Two years on from their last album, 2006's Writer's Block (if you don't count last year's download only oddity, Seasisde Rock), Stockholm's premier existential indie pop trio return with more songs about life, love, the universe and early 20th century art. While they still have a distinctly Scandinavian slant on matters of the heart their wistful, 'classic' pop sound has now been transformed into something more strange. Living Thing is sure enough clever, but it may not be as lovable as you'd expect and it's certainly a long way from the ubiquitous Young Folks.
Much like a lot of 'modern' popular music, much on offer here is in thrall to the 80s.

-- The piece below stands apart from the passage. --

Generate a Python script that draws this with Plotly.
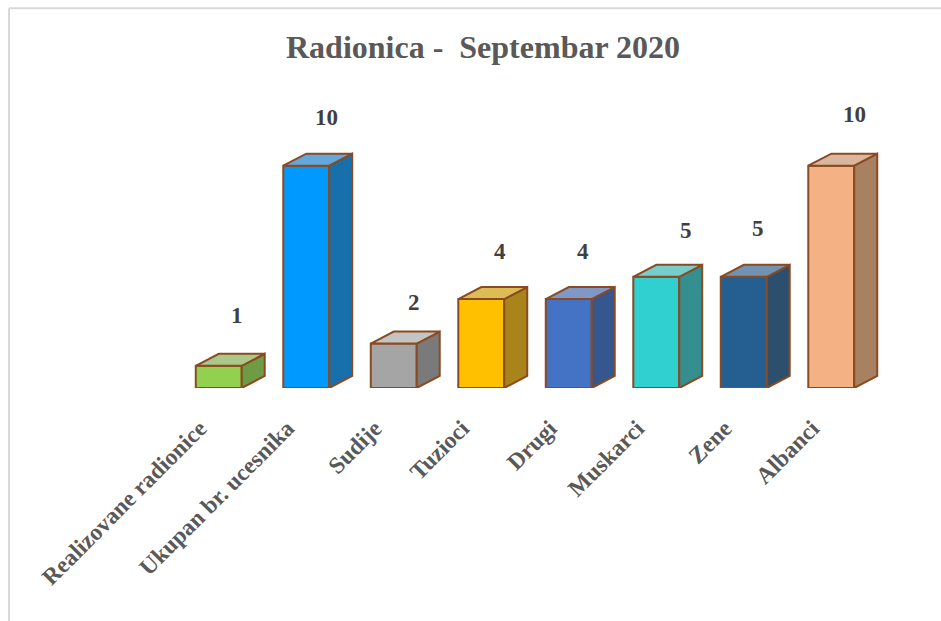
import plotly.graph_objects as go

categories = ["Realizovane radionice", "Ukupan br. ucesnika", "Sudije", "Tuzioci", "Drugi", "Muskarci", "Zene", "Albanci"]
values = [1, 10, 2, 4, 4, 5, 5, 10]
front_colors = ["#92D050", "#0099FF", "#A5A5A5", "#FFC000", "#4472C4", "#30CFD0", "#255E91", "#F4B183"]
side_colors = ["#6E9C44", "#176FAB", "#7A7A7A", "#A8841A", "#35568F", "#348F8E", "#2C4F6E", "#A88062"]
top_colors = ["#AAC88A", "#62A8DC", "#C4C4C4", "#DDBB55", "#7E99C8", "#77CCCC", "#7192B0", "#D9B79E"]
label_dx = [18, 20, 20, 19, 14, 30, 14, 23]   # manual data-label nudges (px)
label_lift = [50, 48, 41, 48, 48, 46, 48, 51]

EDGE = "#8A4B22"
BAR_W = 0.525
DX = 0.263
DY = 0.54

fig = go.Figure()
fig.add_trace(go.Bar(x=list(range(8)), y=values, width=BAR_W,
                     marker=dict(color=front_colors, line=dict(color=EDGE, width=2)),
                     hoverinfo="x+y", showlegend=False))

for i, v in enumerate(values):
    l, r = i - BAR_W / 2, i + BAR_W / 2
    fig.add_trace(go.Scatter(x=[r, r + DX, r + DX, r, r], y=[0, DY, v + DY, v, 0],
                             mode="lines", fill="toself", fillcolor=side_colors[i], cliponaxis=False,
                             line=dict(color=EDGE, width=2), showlegend=False, hoverinfo="skip"))
    fig.add_trace(go.Scatter(x=[l, l + DX, r + DX, r, l], y=[v, v + DY, v + DY, v, v],
                             mode="lines", fill="toself", fillcolor=top_colors[i], cliponaxis=False,
                             line=dict(color=EDGE, width=2), showlegend=False, hoverinfo="skip"))
    fig.add_annotation(x=i, y=v, text=str(v), showarrow=False, xshift=label_dx[i], yshift=label_lift[i],
                       font=dict(family="Liberation Serif", size=23, color="#404040", weight="bold"))

fig.update_layout(
    width=941, height=621, autosize=False,
    margin=dict(l=175, r=31, t=99, b=233.4, autoexpand=False),
    paper_bgcolor="white", plot_bgcolor="white", showlegend=False,
    title=dict(text="<b>Radionica -\u00a0 Septembar 2020</b>", x=0.5133, xanchor="center", xref="container",
               y=0.9243, yanchor="middle",
               font=dict(family="Liberation Serif", size=32, color="#595959")),
    xaxis=dict(range=[-0.5, 7.9], tickmode="array", tickvals=list(range(8)), ticktext=categories, tickangle=-45,
               showgrid=False, zeroline=False, showline=False, ticks="",
               ticklabelshift=-19, ticklabelstandoff=21,
               tickfont=dict(family="Liberation Serif", size=23.5, color="#595959", weight="bold")),
    yaxis=dict(range=[0, 13], visible=False, showgrid=False, zeroline=False),
    shapes=[
        dict(type="line", xref="paper", yref="paper", x0=-166/735, x1=1.1, y0=1+90.5/288.6, y1=1+90.5/288.6, line=dict(color="#D9D9D9", width=2)),
        dict(type="line", xref="paper", yref="paper", x0=-166/735, x1=-166/735, y0=-1, y1=1+90.5/288.6, line=dict(color="#D9D9D9", width=2)),
    ],
)
fig.write_html("out.html", config={"displayModeBar": False},
               post_script="document.body.style.margin='0';document.documentElement.style.overflow='hidden';")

There are the New Wave clanking, gated drums and humming OMD-style synths on tracks like the aptly-named Just The Past or Stay This Way, but there's more... You still get slightly petulant John Lennon-esque vocals by Peter Morén and words that are a million miles away from run of the mill. It's an album in love with wonkiness; determined to inhabit a universe all of its own. And while often the wonkiness pushes them off the rails completely, as on I'm Losing My Mind which sounds like it was more fun to make than listen to, it seems wrong to deny them the kudos for at least caring enough to give us something different.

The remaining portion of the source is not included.